#### RAW DATA

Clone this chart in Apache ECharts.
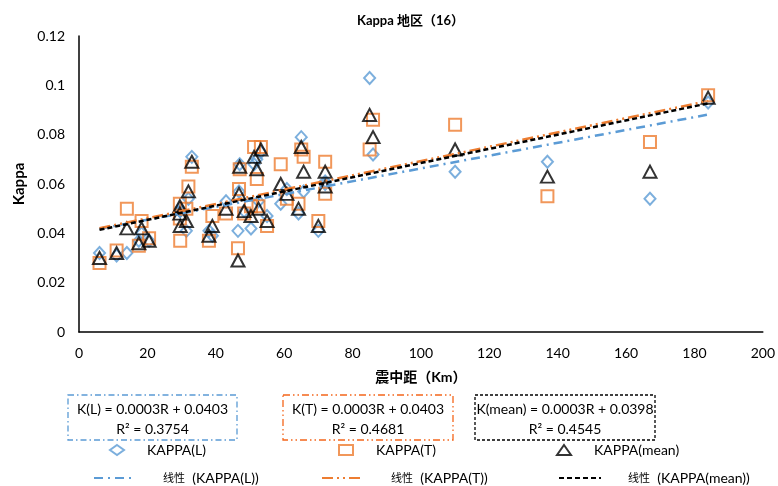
<!DOCTYPE html>
<html><head><meta charset="utf-8">
<script src="https://cdn.jsdelivr.net/npm/echarts@6/dist/echarts.min.js"></script>
<style>html,body{margin:0;padding:0;background:#fff}#c{width:778px;height:486px}</style>
</head><body><div id="c"></div>
<script>
const titleText = 'Kappa 地区（16）';
const xTicks = [0, 20, 40, 60, 80, 100, 120, 140, 160, 180, 200];
const yTicks = [0, 0.02, 0.04, 0.06, 0.08, 0.1, 0.12];
const distance = [6,11,14,17.5,18.3,20.5,29.5,29.5,29.6,31.4,32,33,38,39,43,46.8,47,46.5,48.3,50.3,51.2,52,52.5,53.2,55,59,60.8,64.2,65,65.7,70,72,72,85,86,110,137,167,184];
const kappaL = [0.032,0.031,0.032,0.037,0.040,0.037,0.050,0.049,0.049,0.041,0.054,0.071,0.041,0.039,0.053,0.057,0.068,0.041,0.049,0.042,0.068,0.070,0.053,0.073,0.047,0.052,0.058,0.048,0.079,0.057,0.041,0.060,0.061,0.103,0.072,0.065,0.069,0.054,0.093];
const kappaT = [0.028,0.033,0.050,0.035,0.045,0.038,0.052,0.046,0.037,0.050,0.059,0.067,0.037,0.047,0.048,0.058,0.066,0.034,0.048,0.051,0.075,0.062,0.051,0.075,0.043,0.068,0.054,0.052,0.074,0.071,0.045,0.069,0.056,0.074,0.086,0.084,0.055,0.077,0.096];
const kappaM = [0.030,0.032,0.042,0.036,0.042,0.037,0.051,0.048,0.043,0.045,0.057,0.069,0.039,0.043,0.050,0.056,0.067,0.029,0.049,0.047,0.071,0.066,0.050,0.074,0.045,0.060,0.056,0.050,0.075,0.065,0.043,0.065,0.059,0.088,0.079,0.074,0.063,0.065,0.095];
const seriesNames = ['KAPPA(L)', 'KAPPA(T)', 'KAPPA(mean)'];
const trendNames = ['线性 (KAPPA(L))', '线性 (KAPPA(T))', '线性 (KAPPA(mean))'];
const trendSlope = [0.00026, 0.00029, 0.000288];
const trendIntercept = [0.0403, 0.0403, 0.0397];
const trendRange = [6, 184];
const eqLine1 = ['K(L) = 0.0003R + 0.0403', 'K(T) = 0.0003R + 0.0403', 'K(mean) = 0.0003R + 0.0398'];
const eqLine2 = ['R² = 0.3754', 'R² = 0.4681', 'R² = 0.4545'];

const FONT = 'Lato, "Noto Sans CJK SC", sans-serif';
const colors = ['#5B9BD5', '#ED7D31', '#000000'];
const boxColors = ['#5B9BD5', '#F4661B', '#000000'];
const symbols = ['diamond', 'rect', 'triangle'];
const symSizes = [[11, 12], [12, 12], [13, 12]];
const dashes = [[9, 5, 2, 5], [11, 4, 2, 4, 2, 4], [5, 3]];
const values = [kappaL, kappaT, kappaM];

const chart = echarts.init(document.getElementById('c'), null, {renderer: 'canvas'});
const series = [];
values.forEach((v, i) => {
  series.push({
    name: seriesNames[i], type: 'scatter', symbol: symbols[i], symbolSize: symSizes[i],
    data: distance.map((d, j) => [d, v[j]]),
    itemStyle: {color: 'rgba(255,255,255,0)', borderColor: colors[i], borderWidth: 2},
    z: 3 + i
  });
});
values.forEach((v, i) => {
  series.push({
    name: trendNames[i], type: 'line', symbol: 'circle', showSymbol: false, silent: true,
    data: trendRange.map(x => [x, trendIntercept[i] + trendSlope[i] * x]),
    itemStyle: {color: colors[i]},
    lineStyle: {color: colors[i], width: 2.5, type: dashes[i]},
    z: 10 + i
  });
});

const legends = [];
const legPos1 = [104, 333, 551];
const legPos2 = [88, 316, 553];
seriesNames.forEach((n, i) => legends.push({
  data: [n], left: legPos1[i], top: 438, itemWidth: 14, itemHeight: 10,
  textStyle: {fontFamily: FONT, fontSize: 14, color: '#000', padding: [0, 0, 0, 18]}
}));
trendNames.forEach((n, i) => legends.push({
  data: [n], left: legPos2[i], top: 466, itemWidth: 42, itemHeight: 10,
  itemStyle: {opacity: 0},
  formatter: s => s.replace('线性 ', '{s|}{c|线性}  '),
  textStyle: {fontFamily: FONT, fontSize: 14, color: '#000',
    rich: {s: {width: 22}, c: {fontSize: 11, fontFamily: '"Noto Sans CJK SC"'}}}
}));

const boxes = [[68, 395, 169, 45], [283, 395, 170, 45], [475, 395, 180, 45]];
const graphic = [];
boxes.forEach((b, i) => {
  graphic.push({type: 'rect', shape: {x: b[0], y: b[1], width: b[2], height: b[3]},
    style: {fill: 'none', stroke: boxColors[i], lineWidth: 1.3, lineDash: i === 2 ? [3, 2] : (i === 1 ? [7, 3, 1.5, 3, 1.5, 3] : [6, 3, 1.5, 3])}});
  graphic.push({type: 'text', x: b[0] + b[2] / 2, y: b[1] + 14,
    style: {text: eqLine1[i], font: '14px ' + FONT, fill: '#000', textAlign: 'center', textVerticalAlign: 'middle'}});
  graphic.push({type: 'text', x: b[0] + b[2] / 2, y: b[1] + 34,
    style: {text: eqLine2[i], font: '14px ' + FONT, fill: '#000', textAlign: 'center', textVerticalAlign: 'middle'}});
});

chart.setOption({
  animation: false,
  backgroundColor: '#fff',
  title: {text: titleText, left: 352, top: 9,
    textStyle: {fontFamily: FONT, fontSize: 13, fontWeight: 'bold', color: '#000'}},
  grid: {left: 79, right: 11, top: 36, bottom: 154, containLabel: false},
  xAxis: {type: 'value', min: xTicks[0], max: xTicks[xTicks.length - 1], interval: xTicks[1] - xTicks[0],
    name: '震中距（Km）', nameLocation: 'middle', nameGap: 38,
    nameTextStyle: {fontFamily: FONT, fontSize: 14, fontWeight: 'bold', color: '#000'},
    axisLine: {lineStyle: {color: '#000', width: 1.5}}, axisTick: {show: false},
    axisLabel: {fontFamily: FONT, fontSize: 14, color: '#000', margin: 14}, splitLine: {show: false}},
  yAxis: {type: 'value', min: yTicks[0], max: yTicks[yTicks.length - 1], interval: 0.02,
    name: 'Kappa', nameLocation: 'middle', nameGap: 52,
    nameTextStyle: {fontFamily: FONT, fontSize: 15, fontWeight: 'bold', color: '#000'},
    axisLine: {show: true, lineStyle: {color: '#000', width: 1.5}}, axisTick: {show: false},
    axisLabel: {fontFamily: FONT, fontSize: 14, color: '#000', margin: 14}, splitLine: {show: false}},
  legend: legends,
  series: series,
  graphic: graphic
});
</script></body></html>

########

TASK DIRECTIONS:
Copy out all the data without changing anything, and drop the pictures.

WRITTEN REPLY:
Clone this chart in Apache ECharts.
<!DOCTYPE html>
<html><head><meta charset="utf-8">
<script src="https://cdn.jsdelivr.net/npm/echarts@6/dist/echarts.min.js"></script>
<style>html,body{margin:0;padding:0;background:#fff}#c{width:778px;height:486px}</style>
</head><body><div id="c"></div>
<script>
const titleText = 'Kappa 地区（16）';
const xTicks = [0, 20, 40, 60, 80, 100, 120, 140, 160, 180, 200];
const yTicks = [0, 0.02, 0.04, 0.06, 0.08, 0.1, 0.12];
const distance = [6,11,14,17.5,18.3,20.5,29.5,29.5,29.6,31.4,32,33,38,39,43,46.8,47,46.5,48.3,50.3,51.2,52,52.5,53.2,55,59,60.8,64.2,65,65.7,70,72,72,85,86,110,137,167,184];
const kappaL = [0.032,0.031,0.032,0.037,0.040,0.037,0.050,0.049,0.049,0.041,0.054,0.071,0.041,0.039,0.053,0.057,0.068,0.041,0.049,0.042,0.068,0.070,0.053,0.073,0.047,0.052,0.058,0.048,0.079,0.057,0.041,0.060,0.061,0.103,0.072,0.065,0.069,0.054,0.093];
const kappaT = [0.028,0.033,0.050,0.035,0.045,0.038,0.052,0.046,0.037,0.050,0.059,0.067,0.037,0.047,0.048,0.058,0.066,0.034,0.048,0.051,0.075,0.062,0.051,0.075,0.043,0.068,0.054,0.052,0.074,0.071,0.045,0.069,0.056,0.074,0.086,0.084,0.055,0.077,0.096];
const kappaM = [0.030,0.032,0.042,0.036,0.042,0.037,0.051,0.048,0.043,0.045,0.057,0.069,0.039,0.043,0.050,0.056,0.067,0.029,0.049,0.047,0.071,0.066,0.050,0.074,0.045,0.060,0.056,0.050,0.075,0.065,0.043,0.065,0.059,0.088,0.079,0.074,0.063,0.065,0.095];
const seriesNames = ['KAPPA(L)', 'KAPPA(T)', 'KAPPA(mean)'];
const trendNames = ['线性 (KAPPA(L))', '线性 (KAPPA(T))', '线性 (KAPPA(mean))'];
const trendSlope = [0.00026, 0.00029, 0.000288];
const trendIntercept = [0.0403, 0.0403, 0.0397];
const trendRange = [6, 184];
const eqLine1 = ['K(L) = 0.0003R + 0.0403', 'K(T) = 0.0003R + 0.0403', 'K(mean) = 0.0003R + 0.0398'];
const eqLine2 = ['R² = 0.3754', 'R² = 0.4681', 'R² = 0.4545'];

const FONT = 'Lato, "Noto Sans CJK SC", sans-serif';
const colors = ['#5B9BD5', '#ED7D31', '#000000'];
const boxColors = ['#5B9BD5', '#F4661B', '#000000'];
const symbols = ['diamond', 'rect', 'triangle'];
const symSizes = [[11, 12], [12, 12], [13, 12]];
const dashes = [[9, 5, 2, 5], [11, 4, 2, 4, 2, 4], [5, 3]];
const values = [kappaL, kappaT, kappaM];

const chart = echarts.init(document.getElementById('c'), null, {renderer: 'canvas'});
const series = [];
values.forEach((v, i) => {
  series.push({
    name: seriesNames[i], type: 'scatter', symbol: symbols[i], symbolSize: symSizes[i],
    data: distance.map((d, j) => [d, v[j]]),
    itemStyle: {color: 'rgba(255,255,255,0)', borderColor: colors[i], borderWidth: 2},
    z: 3 + i
  });
});
values.forEach((v, i) => {
  series.push({
    name: trendNames[i], type: 'line', symbol: 'circle', showSymbol: false, silent: true,
    data: trendRange.map(x => [x, trendIntercept[i] + trendSlope[i] * x]),
    itemStyle: {color: colors[i]},
    lineStyle: {color: colors[i], width: 2.5, type: dashes[i]},
    z: 10 + i
  });
});

const legends = [];
const legPos1 = [104, 333, 551];
const legPos2 = [88, 316, 553];
seriesNames.forEach((n, i) => legends.push({
  data: [n], left: legPos1[i], top: 438, itemWidth: 14, itemHeight: 10,
  textStyle: {fontFamily: FONT, fontSize: 14, color: '#000', padding: [0, 0, 0, 18]}
}));
trendNames.forEach((n, i) => legends.push({
  data: [n], left: legPos2[i], top: 466, itemWidth: 42, itemHeight: 10,
  itemStyle: {opacity: 0},
  formatter: s => s.replace('线性 ', '{s|}{c|线性}  '),
  textStyle: {fontFamily: FONT, fontSize: 14, color: '#000',
    rich: {s: {width: 22}, c: {fontSize: 11, fontFamily: '"Noto Sans CJK SC"'}}}
}));

const boxes = [[68, 395, 169, 45], [283, 395, 170, 45], [475, 395, 180, 45]];
const graphic = [];
boxes.forEach((b, i) => {
  graphic.push({type: 'rect', shape: {x: b[0], y: b[1], width: b[2], height: b[3]},
    style: {fill: 'none', stroke: boxColors[i], lineWidth: 1.3, lineDash: i === 2 ? [3, 2] : (i === 1 ? [7, 3, 1.5, 3, 1.5, 3] : [6, 3, 1.5, 3])}});
  graphic.push({type: 'text', x: b[0] + b[2] / 2, y: b[1] + 14,
    style: {text: eqLine1[i], font: '14px ' + FONT, fill: '#000', textAlign: 'center', textVerticalAlign: 'middle'}});
  graphic.push({type: 'text', x: b[0] + b[2] / 2, y: b[1] + 34,
    style: {text: eqLine2[i], font: '14px ' + FONT, fill: '#000', textAlign: 'center', textVerticalAlign: 'middle'}});
});

chart.setOption({
  animation: false,
  backgroundColor: '#fff',
  title: {text: titleText, left: 352, top: 9,
    textStyle: {fontFamily: FONT, fontSize: 13, fontWeight: 'bold', color: '#000'}},
  grid: {left: 79, right: 11, top: 36, bottom: 154, containLabel: false},
  xAxis: {type: 'value', min: xTicks[0], max: xTicks[xTicks.length - 1], interval: xTicks[1] - xTicks[0],
    name: '震中距（Km）', nameLocation: 'middle', nameGap: 38,
    nameTextStyle: {fontFamily: FONT, fontSize: 14, fontWeight: 'bold', color: '#000'},
    axisLine: {lineStyle: {color: '#000', width: 1.5}}, axisTick: {show: false},
    axisLabel: {fontFamily: FONT, fontSize: 14, color: '#000', margin: 14}, splitLine: {show: false}},
  yAxis: {type: 'value', min: yTicks[0], max: yTicks[yTicks.length - 1], interval: 0.02,
    name: 'Kappa', nameLocation: 'middle', nameGap: 52,
    nameTextStyle: {fontFamily: FONT, fontSize: 15, fontWeight: 'bold', color: '#000'},
    axisLine: {show: true, lineStyle: {color: '#000', width: 1.5}}, axisTick: {show: false},
    axisLabel: {fontFamily: FONT, fontSize: 14, color: '#000', margin: 14}, splitLine: {show: false}},
  legend: legends,
  series: series,
  graphic: graphic
});
</script></body></html>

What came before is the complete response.